Il est frappant de comparer en opposition dans Les Sept Samouraïs, une scène analogue où les mercenaires embrigadés à la cause des paysans portent l’assaut final pour prévenir une « ultime razzia » des bandits avec une violence inouïe et dans un déchaînement cathartique des éléments. Conjuguant téléobjectifs, ralentis et caméras multiples selon un montage de plans ultra-courts, les caméras s’insinuent au cœur même des combats exaltés par une pluie diluvienne.
Or, rien de tel dans Kagemusha où Kurosawa ne fourrage plus le champ clos des assaillants dans la profondeur mais égrène la sarabande des guerriers exterminés dans une latéralité univoque. La photo blafarde panote sur les corps extatiques bariolés de peinture alternant avec des plans de chevaux agonisant qui viennent joncher le sol. Sans explication plausible devant l’ampleur de ce massacre qui a confisqué toute riposte au clan Takeda face à la mitraille adverse, le réalisateur a recours au symbolisme de l’allégorie.

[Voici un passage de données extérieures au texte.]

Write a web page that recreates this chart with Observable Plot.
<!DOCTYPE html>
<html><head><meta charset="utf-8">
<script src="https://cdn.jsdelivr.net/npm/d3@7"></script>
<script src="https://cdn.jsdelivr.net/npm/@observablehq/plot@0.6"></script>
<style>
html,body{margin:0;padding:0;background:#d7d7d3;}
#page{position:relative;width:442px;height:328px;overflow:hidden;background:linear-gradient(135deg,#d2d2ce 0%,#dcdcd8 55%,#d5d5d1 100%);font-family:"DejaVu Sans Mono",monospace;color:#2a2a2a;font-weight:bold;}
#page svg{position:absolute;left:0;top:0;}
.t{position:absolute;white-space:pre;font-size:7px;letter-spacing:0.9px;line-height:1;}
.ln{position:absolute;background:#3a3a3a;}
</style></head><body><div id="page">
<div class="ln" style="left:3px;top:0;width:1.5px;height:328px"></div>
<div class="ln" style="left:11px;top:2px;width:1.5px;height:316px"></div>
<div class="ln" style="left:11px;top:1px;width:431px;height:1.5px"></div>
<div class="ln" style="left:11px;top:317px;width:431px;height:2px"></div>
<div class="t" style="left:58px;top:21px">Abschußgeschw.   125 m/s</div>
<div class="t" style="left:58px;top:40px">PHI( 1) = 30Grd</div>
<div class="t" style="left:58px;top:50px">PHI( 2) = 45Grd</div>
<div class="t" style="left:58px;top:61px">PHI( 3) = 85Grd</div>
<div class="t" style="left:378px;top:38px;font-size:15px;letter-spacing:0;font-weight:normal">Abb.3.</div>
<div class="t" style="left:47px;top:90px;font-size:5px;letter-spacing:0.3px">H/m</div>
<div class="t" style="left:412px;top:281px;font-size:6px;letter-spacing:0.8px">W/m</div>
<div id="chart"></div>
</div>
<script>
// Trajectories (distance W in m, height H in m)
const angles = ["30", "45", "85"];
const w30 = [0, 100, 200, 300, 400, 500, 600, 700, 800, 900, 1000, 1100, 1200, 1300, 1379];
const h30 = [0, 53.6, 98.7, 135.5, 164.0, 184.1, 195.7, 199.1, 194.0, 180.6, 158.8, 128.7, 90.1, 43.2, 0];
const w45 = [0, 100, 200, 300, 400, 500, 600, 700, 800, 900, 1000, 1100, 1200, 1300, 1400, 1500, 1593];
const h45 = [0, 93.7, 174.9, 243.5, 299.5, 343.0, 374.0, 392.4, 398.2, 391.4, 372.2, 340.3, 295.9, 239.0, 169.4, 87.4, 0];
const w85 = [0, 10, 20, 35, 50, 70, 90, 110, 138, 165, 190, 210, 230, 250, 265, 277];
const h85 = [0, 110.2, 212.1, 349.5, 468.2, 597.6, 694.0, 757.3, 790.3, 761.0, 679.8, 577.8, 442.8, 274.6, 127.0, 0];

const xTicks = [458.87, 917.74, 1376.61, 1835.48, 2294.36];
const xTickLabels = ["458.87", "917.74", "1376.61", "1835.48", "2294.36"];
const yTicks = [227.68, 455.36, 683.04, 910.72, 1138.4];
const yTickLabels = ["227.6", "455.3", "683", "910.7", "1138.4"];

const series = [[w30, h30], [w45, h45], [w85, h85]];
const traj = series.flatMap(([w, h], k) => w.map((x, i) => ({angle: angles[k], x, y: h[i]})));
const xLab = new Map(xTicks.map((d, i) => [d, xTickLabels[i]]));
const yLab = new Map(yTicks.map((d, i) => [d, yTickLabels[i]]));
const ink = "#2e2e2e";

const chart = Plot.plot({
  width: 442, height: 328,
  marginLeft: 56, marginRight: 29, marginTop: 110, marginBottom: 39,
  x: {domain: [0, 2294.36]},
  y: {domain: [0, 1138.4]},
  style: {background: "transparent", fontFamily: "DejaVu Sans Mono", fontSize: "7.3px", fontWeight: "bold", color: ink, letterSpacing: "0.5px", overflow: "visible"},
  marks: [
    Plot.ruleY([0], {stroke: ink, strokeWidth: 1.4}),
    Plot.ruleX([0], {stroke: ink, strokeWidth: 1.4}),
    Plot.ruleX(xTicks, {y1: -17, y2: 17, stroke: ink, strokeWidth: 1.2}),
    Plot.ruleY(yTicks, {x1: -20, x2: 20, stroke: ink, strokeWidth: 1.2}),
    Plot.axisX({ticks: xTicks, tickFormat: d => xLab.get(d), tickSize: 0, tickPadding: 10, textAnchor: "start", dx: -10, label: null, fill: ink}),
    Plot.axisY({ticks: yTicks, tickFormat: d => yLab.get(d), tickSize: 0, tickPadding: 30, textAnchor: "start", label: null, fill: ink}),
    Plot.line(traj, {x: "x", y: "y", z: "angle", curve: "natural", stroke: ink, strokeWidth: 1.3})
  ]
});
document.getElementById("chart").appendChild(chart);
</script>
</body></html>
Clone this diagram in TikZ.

Il véhicule ce sentiment qui habite son imaginaire de combattant : face au camp ennemi qui, en « laissant parler la poudre », a circonvenu par surprise le clan Takeda, c’est « l’âme du guerrier » qui doit vaincre malgré tout.
Akira Kurosawa nous livre une méditation tragiquement douloureuse sur les affres du pouvoir, la mort inéluctable et la lente dissolution qui le sous-tend. Cinq ans plus tard dans Ran, librement adapté du Roi Lear et qu’il considérera comme son film le plus abouti, le « dernier samouraï » en donnera une vision d’apocalypse. Ici, il convoque solennellement le passé et cette période charnière – le 16ème siècle – qu’il a maintes fois illustrée pour mieux conjurer le présent avec lequel il semble n’avoir plus prise. Dans ce premier volet d’un diptyque, Kurosawa illustre avec le fard sombre du tourment intérieur le mot de Picasso : « Chez moi, un tableau est une somme de destructions. » Le tableau est donc réversible qui fait voir l’envers des événements que l’Histoire ne montre pas. Cette vision poussée au noir dans une peinture dantesque dessine clairement l’ébauche du second volet.